**PROBLEM DESCRIPTION**: Filter the data for lines with the word "this", then copy every line so identified.

====

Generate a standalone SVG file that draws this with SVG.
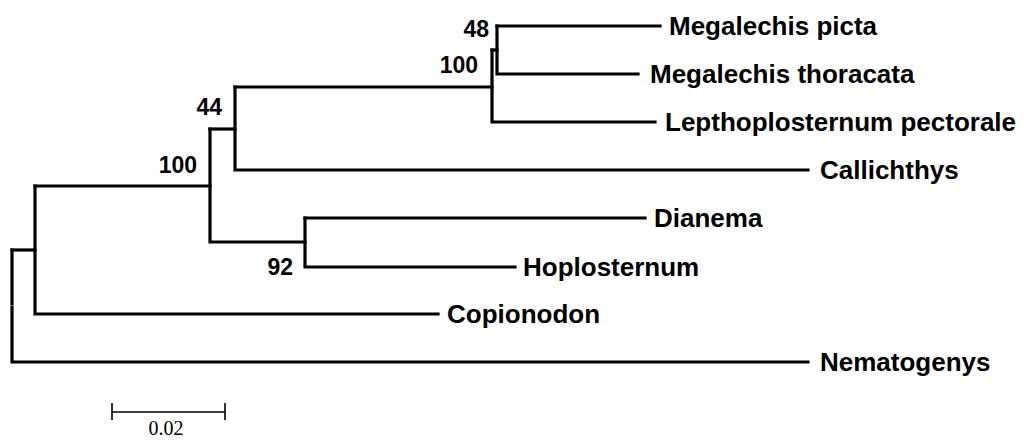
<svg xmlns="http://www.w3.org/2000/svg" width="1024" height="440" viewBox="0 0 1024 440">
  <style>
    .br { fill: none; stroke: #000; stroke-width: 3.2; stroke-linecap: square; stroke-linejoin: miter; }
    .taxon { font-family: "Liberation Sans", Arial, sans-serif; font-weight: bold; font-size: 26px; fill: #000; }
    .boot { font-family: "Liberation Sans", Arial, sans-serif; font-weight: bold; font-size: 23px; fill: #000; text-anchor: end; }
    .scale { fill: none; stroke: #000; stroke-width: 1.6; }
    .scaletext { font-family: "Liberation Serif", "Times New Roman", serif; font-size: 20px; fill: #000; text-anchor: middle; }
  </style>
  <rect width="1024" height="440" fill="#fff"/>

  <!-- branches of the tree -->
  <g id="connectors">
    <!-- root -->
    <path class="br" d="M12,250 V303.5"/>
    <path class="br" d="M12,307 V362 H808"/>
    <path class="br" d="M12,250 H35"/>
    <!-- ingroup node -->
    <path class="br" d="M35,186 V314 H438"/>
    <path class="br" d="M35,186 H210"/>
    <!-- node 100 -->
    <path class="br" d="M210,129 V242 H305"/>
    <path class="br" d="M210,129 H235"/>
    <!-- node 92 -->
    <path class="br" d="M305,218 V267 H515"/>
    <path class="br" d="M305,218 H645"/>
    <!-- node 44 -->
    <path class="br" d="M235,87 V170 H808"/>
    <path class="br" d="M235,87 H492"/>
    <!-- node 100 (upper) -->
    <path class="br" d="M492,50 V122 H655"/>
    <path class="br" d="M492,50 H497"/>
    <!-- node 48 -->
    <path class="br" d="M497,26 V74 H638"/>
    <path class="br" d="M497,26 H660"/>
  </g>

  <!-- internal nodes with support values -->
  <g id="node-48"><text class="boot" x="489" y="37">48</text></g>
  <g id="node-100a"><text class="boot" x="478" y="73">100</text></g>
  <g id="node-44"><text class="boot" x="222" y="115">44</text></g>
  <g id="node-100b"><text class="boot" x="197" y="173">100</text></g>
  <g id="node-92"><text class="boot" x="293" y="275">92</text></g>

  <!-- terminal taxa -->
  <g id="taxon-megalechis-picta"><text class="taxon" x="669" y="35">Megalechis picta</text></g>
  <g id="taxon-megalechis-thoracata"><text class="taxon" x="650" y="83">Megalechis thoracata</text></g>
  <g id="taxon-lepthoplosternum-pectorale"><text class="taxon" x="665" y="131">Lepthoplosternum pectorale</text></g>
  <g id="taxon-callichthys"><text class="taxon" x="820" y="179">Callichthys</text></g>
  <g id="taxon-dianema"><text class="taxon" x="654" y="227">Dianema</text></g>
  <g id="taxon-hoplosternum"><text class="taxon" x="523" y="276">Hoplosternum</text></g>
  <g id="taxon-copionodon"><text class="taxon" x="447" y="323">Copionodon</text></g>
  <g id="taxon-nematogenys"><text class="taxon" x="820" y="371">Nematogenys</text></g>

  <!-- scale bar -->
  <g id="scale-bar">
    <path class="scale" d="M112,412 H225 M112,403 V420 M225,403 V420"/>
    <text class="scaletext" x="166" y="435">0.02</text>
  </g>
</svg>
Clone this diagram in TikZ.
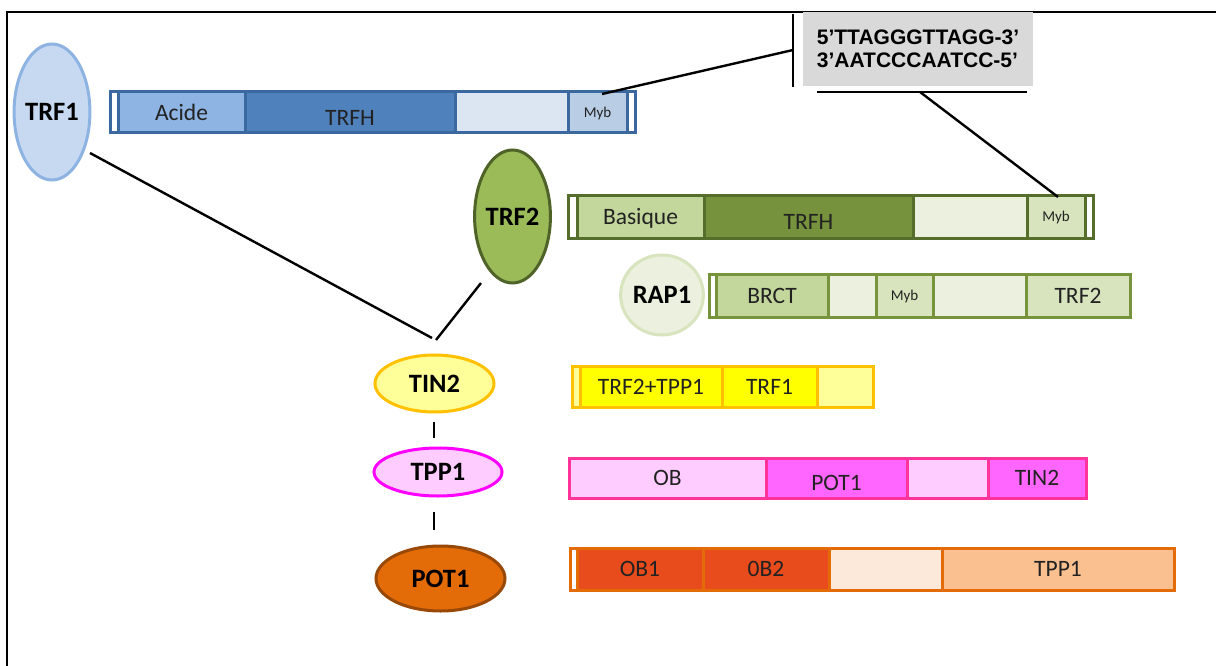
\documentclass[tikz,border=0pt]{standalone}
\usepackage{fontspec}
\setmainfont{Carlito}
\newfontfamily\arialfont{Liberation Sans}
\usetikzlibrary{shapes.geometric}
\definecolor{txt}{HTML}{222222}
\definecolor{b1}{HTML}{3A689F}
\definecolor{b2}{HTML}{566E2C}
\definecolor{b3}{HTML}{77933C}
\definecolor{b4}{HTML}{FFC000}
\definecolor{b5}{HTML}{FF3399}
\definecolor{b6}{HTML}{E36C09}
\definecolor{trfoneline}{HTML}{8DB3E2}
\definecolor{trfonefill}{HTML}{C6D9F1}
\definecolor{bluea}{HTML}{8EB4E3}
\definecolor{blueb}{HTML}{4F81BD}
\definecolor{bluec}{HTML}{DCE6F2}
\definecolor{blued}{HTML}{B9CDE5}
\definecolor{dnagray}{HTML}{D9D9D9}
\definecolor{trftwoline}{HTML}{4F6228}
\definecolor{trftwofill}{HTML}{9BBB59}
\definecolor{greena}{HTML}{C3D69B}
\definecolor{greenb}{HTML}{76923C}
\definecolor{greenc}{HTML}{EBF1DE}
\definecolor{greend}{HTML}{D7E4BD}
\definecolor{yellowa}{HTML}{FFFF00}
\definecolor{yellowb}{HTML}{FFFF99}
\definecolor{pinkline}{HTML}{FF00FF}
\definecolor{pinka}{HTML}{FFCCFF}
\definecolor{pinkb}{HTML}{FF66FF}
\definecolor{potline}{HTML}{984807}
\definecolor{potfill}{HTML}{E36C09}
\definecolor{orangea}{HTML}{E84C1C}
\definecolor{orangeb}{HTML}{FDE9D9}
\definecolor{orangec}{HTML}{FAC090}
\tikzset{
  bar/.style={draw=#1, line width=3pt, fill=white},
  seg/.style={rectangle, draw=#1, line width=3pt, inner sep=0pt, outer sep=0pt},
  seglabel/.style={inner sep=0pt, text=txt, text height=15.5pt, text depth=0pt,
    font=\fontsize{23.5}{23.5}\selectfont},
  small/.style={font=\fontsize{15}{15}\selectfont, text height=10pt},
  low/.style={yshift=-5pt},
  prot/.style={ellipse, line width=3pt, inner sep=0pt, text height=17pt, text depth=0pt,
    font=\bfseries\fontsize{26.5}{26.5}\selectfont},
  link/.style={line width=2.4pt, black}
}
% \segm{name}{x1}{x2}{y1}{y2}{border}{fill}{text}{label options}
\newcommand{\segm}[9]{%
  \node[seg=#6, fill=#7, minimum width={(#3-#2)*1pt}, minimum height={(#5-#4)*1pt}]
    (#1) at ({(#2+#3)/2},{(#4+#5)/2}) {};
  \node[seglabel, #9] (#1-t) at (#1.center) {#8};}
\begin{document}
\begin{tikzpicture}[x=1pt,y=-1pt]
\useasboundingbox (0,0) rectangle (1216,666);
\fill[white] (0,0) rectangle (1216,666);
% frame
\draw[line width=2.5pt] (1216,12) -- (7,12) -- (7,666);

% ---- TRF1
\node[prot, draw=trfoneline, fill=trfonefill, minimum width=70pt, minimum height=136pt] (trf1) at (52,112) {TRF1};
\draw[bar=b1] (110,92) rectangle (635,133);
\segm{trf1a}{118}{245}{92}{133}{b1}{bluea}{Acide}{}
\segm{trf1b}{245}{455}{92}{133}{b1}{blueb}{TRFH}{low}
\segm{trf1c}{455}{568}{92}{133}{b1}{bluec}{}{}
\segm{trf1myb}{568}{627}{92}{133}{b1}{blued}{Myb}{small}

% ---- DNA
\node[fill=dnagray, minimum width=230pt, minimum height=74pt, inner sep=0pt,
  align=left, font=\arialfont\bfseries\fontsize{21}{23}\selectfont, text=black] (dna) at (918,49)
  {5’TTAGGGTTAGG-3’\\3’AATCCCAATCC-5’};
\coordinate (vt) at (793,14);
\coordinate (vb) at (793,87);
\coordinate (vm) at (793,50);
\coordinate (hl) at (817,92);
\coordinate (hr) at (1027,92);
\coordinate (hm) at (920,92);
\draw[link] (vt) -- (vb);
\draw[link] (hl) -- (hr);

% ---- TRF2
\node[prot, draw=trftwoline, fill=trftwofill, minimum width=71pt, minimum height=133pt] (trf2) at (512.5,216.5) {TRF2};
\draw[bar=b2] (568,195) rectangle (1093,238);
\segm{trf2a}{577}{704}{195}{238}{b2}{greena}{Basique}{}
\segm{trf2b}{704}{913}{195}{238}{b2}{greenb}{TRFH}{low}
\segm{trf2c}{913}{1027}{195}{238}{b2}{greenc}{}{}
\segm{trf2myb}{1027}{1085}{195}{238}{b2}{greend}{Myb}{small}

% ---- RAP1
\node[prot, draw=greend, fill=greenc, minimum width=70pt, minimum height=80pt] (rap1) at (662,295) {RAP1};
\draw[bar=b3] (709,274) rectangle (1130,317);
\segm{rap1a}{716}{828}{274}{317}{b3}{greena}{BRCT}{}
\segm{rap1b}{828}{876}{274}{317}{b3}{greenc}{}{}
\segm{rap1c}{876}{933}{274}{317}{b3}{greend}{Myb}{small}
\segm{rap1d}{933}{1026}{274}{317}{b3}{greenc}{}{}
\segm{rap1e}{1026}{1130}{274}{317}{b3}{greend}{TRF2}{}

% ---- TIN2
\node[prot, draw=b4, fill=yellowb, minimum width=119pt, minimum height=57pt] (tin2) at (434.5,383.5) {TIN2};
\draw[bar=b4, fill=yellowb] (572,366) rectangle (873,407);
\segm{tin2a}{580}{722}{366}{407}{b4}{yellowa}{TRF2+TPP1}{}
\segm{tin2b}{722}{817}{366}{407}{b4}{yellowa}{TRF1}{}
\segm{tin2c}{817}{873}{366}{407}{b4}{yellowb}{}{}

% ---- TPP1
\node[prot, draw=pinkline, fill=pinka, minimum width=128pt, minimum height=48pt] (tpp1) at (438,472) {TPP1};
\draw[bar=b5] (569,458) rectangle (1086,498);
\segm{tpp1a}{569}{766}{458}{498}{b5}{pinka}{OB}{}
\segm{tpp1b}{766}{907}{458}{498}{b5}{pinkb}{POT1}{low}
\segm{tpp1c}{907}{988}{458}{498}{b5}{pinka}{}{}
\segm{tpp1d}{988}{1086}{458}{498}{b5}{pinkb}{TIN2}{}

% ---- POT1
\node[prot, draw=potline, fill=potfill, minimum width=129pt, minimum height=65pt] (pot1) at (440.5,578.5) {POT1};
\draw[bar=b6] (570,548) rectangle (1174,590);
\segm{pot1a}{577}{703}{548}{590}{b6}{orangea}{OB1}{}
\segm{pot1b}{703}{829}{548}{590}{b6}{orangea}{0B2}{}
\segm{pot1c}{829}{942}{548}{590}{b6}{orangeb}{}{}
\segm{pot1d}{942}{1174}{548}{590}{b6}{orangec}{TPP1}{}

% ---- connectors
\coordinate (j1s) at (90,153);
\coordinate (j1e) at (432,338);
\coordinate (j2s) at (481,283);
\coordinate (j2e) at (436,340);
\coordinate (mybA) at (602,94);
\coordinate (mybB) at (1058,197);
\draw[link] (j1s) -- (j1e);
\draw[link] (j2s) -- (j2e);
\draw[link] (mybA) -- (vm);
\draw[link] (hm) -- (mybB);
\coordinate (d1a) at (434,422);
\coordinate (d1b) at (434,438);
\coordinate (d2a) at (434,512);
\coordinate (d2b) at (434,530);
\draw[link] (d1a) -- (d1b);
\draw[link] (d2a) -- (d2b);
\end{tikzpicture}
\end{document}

====

**COMPLETED EXERCISE**:
Generate a standalone SVG file that draws this with SVG.
Clone this diagram in TikZ.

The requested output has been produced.